Putting an End to the Millennial Generation
We form stereotypes about generational cohorts when they're very young and then freeze them.
Michael Dimock, president of Pew Research Center, explains how his organization is grappling with “Defining generations: Where Millennials end and post-Millennials begin.”
Pew Research Center has been studying the Millennial generation for more than a decade. But as we enter 2018, it’s become clear to us that it’s time to determine a cutoff point between Millennials and the next generation. Turning 37 this year, the oldest Millennials are well into adulthood, and they first entered adulthood before today’s youngest adults were born.
In order to keep the Millennial generation analytically meaningful, and to begin looking at what might be unique about the next cohort, Pew Research Center will use 1996 as the last birth year for Millennials for our future work. Anyone born between 1981 and 1996 (ages 22-37 in 2018) will be considered a Millennial, and anyone born from 1997 onward will be part of a new generation. Since the oldest among this rising generation are just turning 21 this year, and most are still in their teens, we think it’s too early to give them a name – though The New York Times asked readers to take a stab - and we look forward to watching as conversations among researchers, the media and the public help a name for this generation take shape. In the meantime, we will simply call them “post-Millennials” until a common nomenclature takes hold.
Generational cutoff points aren’t an exact science. They should be viewed primarily as tools, allowing for the kinds of analyses detailed above. But their boundaries are not arbitrary. Generations are often considered by their span, but again there is no agreed upon formula for how long that span should be. At 16 years (1981 to 1996), our working definition of Millennials will be equivalent in age span to their preceding generation, Generation X (born between 1965 and 1980). By this definition, both are shorter than the span of the Baby Boomers (19 years) – the only generation officially designated by the U.S. Census Bureau, based on the famous surge in post-WWII births in 1946 and a significant decline in birthrates after 1964.
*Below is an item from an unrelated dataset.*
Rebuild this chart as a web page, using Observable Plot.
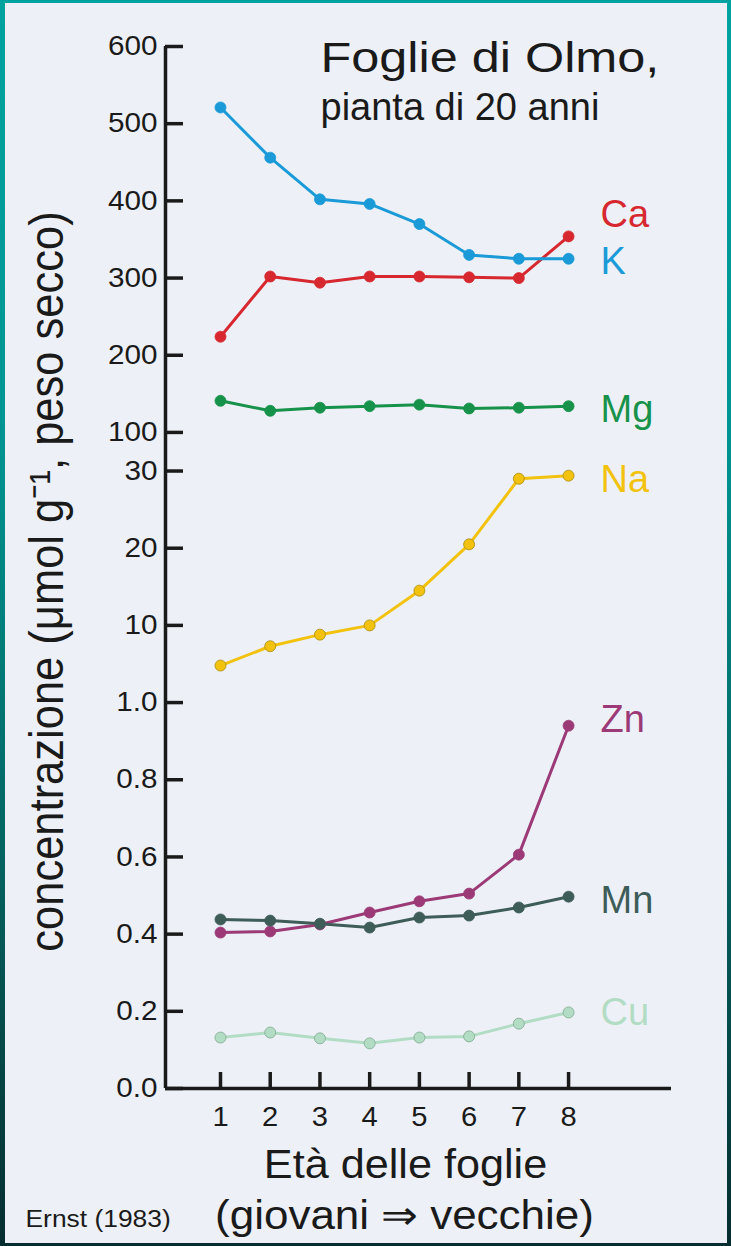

Unlike the Boomers, there are no comparably definitive thresholds by which later generational boundaries are defined. But for analytical purposes, we believe 1996 is a meaningful cutoff between Millennials and post-Millennials for a number of reasons, including key political, economic and social factors that define the Millennial generation’s formative years.
Most Millennials were between the ages of 5 and 20 when the 9/11 terrorist attacks shook the nation, and many were old enough to comprehend the historical significance of that moment, while most post-Millennials have little or no memory of the event. Millennials also grew up in the shadow of the wars in Iraq and Afghanistan, which sharpened broader views of the parties and contributed to the intense political polarization that shapes the current political environment. And most Millennials were between 12 and 27 during the 2008 election, where the force of the youth vote became part of the political conversation and helped elect the first black president. Added to that is the fact that Millennials are the most racially and ethnically diverse adult generation in the nation’s history. Yet the next generation – those currently 21 or younger – is even more diverse.
Beyond politics, most Millennials came of age and entered the workforce facing the height of an economic recession. As is well documented, many of Millennials’ life choices, future earnings and entrance to adulthood have been shaped by this recession in a way that may not be the case for their younger counterparts. The long-term effects of this “slow start” for Millennials will be a factor in American society for decades.
I find the “generation” construct both fascinating and problematic. Dimock makes a reasonable case for 1996 as a stopping point but one could just as easily construct a case for 1992 or 2000. I was born at the tail end of 1965, so I’m among the earliest of the pre-Millennial generation that’s been dubbed “Generation X.” And, while I certainly have things in common with people born in 1980 (when I was a high school freshman) I surely have more in common with someone born in 1962, even though they’re “Baby Boomers.” Similarly, someone born in 1980 has more in common with someone born in 1982 than they do with me.
Further, public perception of these things is rather amusing. We tend to form stereotypes about generational cohort when they’re in their late teens and early 20s and then freeze them, as if they, unlike every generation before them, don’t mature over time as their life experiences shape them. And I continue to have students—especially those coming of recruiting duty—ranting about how different the Millennials are and how unsuited most of that cohort is for military service because yada, yada, yada. They’re stunned when I inform them that, actually, most of the seminar group are indeed Millennials—indeed, the Marine Corps has Millennial lieutenants colonel and sergeants major at this point—and even the youngest of that cohort are unlikely candidates for enlistment. Because their perceptions have been shaped by more senior leaders, they’ve come to think of “Millennials” as a code for “these kids today.” Who should get off our lawn.
UPDATE: Fellow Gen-Xer Garance Franka-Ruta, riffing on the same article:
Millennial: Remembers getting permission to use the Internet
Gen X: Remembers getting the Internet
Millennials: Remembers personally getting their first computer.
Gen X: Remembers using the first personal computers.
There are near-endless possibilities along those lines. Perhaps we should enlist the help of the good folks at Beloit College.